06 June 2011
One of the latest white metal models as featured in the July issue - the Humber Super Snipe Drophead Coupe from Lansdowne. ...
*ONE OF THE LATEST WHITE METAL MODEL RELEASES FEATURED THIS MONTH
Lansdowne – Humber Super Snipe Drophead Coupe
Humber’s Super Snipe first appeared in 1938, when it broadened its range and installed the 4 litre 6-cylinder engine of its Snipe Imperial model into the smaller Snipe, to make a comfortable sporting saloon to rival, among others, Ford’s V-8.
The Super Snipe was reintroduced after WWII, extensively restyled with a new front end especially, and updated in September 1948. It was further developed into the Mk III version in August 1950, with rear wheel spats, new sidelights, repositioned fog and spot lamps, and other minor changes.
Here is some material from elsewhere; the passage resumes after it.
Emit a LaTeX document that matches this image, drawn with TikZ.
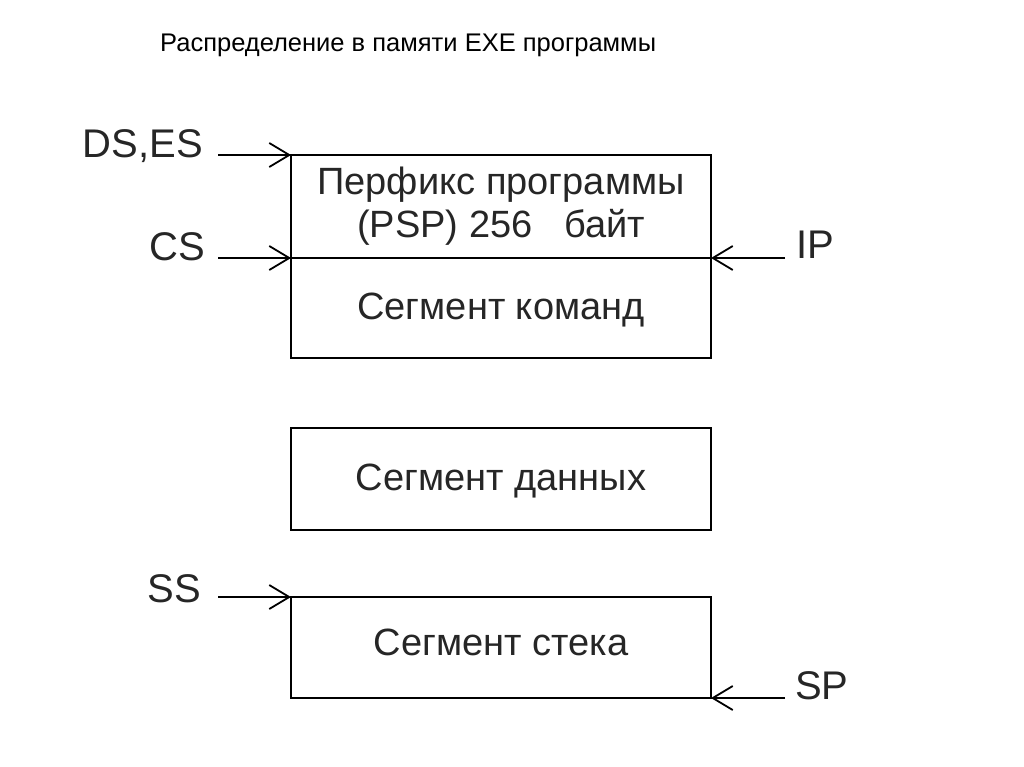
\documentclass[tikz,border=0pt]{standalone}
\usepackage{fontspec}
\setmainfont{Liberation Sans}
\usetikzlibrary{arrows.meta}
\begin{document}
\begin{tikzpicture}[x=1pt,y=-1pt,
  seg/.style={draw=black, line width=2pt, minimum width=420pt, inner sep=0pt, outer sep=0pt, anchor=north west, text=black!85},
  lbl/.style={font=\fontsize{40}{44}\selectfont, text=black!85, inner sep=0pt},
  boxtxt/.style={font=\fontsize{38}{43}\selectfont},
  ptr/.style={line width=2pt, -{Straight Barb[length=20pt,width=24pt,line width=1.8pt]}}
]
\useasboundingbox (0,0) rectangle (1024,767);
\node[anchor=west, font=\fontsize{25.5}{30}\selectfont, inner sep=0pt] (title) at (160,45) {Распределение в памяти EXE программы};

\node[seg, minimum height=103pt, boxtxt, align=center] (psp) at (291,155) {Перфикс программы\\(PSP) 256\ \ \ байт};
\node[seg, minimum height=100pt, boxtxt, text depth=4pt] (code) at (291,258) {Сегмент команд};
\node[seg, minimum height=102pt, boxtxt, text depth=4pt] (data) at (291,428) {Сегмент данных};
\node[seg, minimum height=101pt, boxtxt, text depth=10pt] (stack) at (291,597) {Сегмент стека};

\node[lbl, anchor=east] (dses) at (203,146) {DS,ES};
\node[lbl, anchor=east] (cs) at (205,247) {CS};
\node[lbl, anchor=west] (ip) at (796,245) {IP};
\node[lbl, anchor=east] (ss) at (201,589) {SS};
\node[lbl, anchor=west] (sp) at (795,686) {SP};

\coordinate (dsesS) at (218,155);
\coordinate (csS) at (218,258);
\coordinate (ipS) at (785,258);
\coordinate (ssS) at (218,597);
\coordinate (spS) at (785,698);

\draw[ptr] (dsesS) -- (psp.north west);
\draw[ptr] (csS) -- (psp.south west);
\draw[ptr] (ipS) -- (psp.south east);
\draw[ptr] (ssS) -- (stack.north west);
\draw[ptr] (spS) -- (stack.south east);
\end{tikzpicture}
\end{document}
It was available as a saloon or as a coachbuilt drophead coupé.
The 4086cc engine now gave 100bhp, sufficient for a 0-60 time of 22.7 seconds, and 80mph top speed. It was a large, comfortable car of quiet, effortless performance.
The popular saloon version was replaced with the squarer-styled Mk IV in October 1952. However, the drophead was not replaced and was the last Humber drophead.
The new model is a welcome addition to the Lansdowne range, and has been deservedly popular in the weeks since its release. The casting is excellent with all the panel lines and body detail there. The model catches the heavy stance of the original very well indeed. Detail even extends to plated covers for the semaphore trafficators just aft of the doors; a very neat touch.
There is also the usual complement of plated parts: the grilles, bumpers, lights, wheel trims, bonnet mascot and trim, the small ‘Humber’ front badge, door handles, windscreen surround and wipers, sill strip, boot trim and handle, and the trim on the rear wheel spats.
The colour is light metallic green and the finish is top-class as usual. The interior is predominantly in light beige with correct-pattern seats and inner door panels. The 2-spoke steering wheel is in darker beige and incorporates the column-mounted gear lever. The sun visors are in the same darker shade and the dashboard is in wood-effect.
Underneath, there is the usual rendition of the chassis main members: the engine and drivetrain, the suspension, axles, petrol tanks and exhaust system, with a separate plated tailpipe.
A fine model of a large early 1950s convertible, it is excellent value at around £71 and available through the wide network of stockists.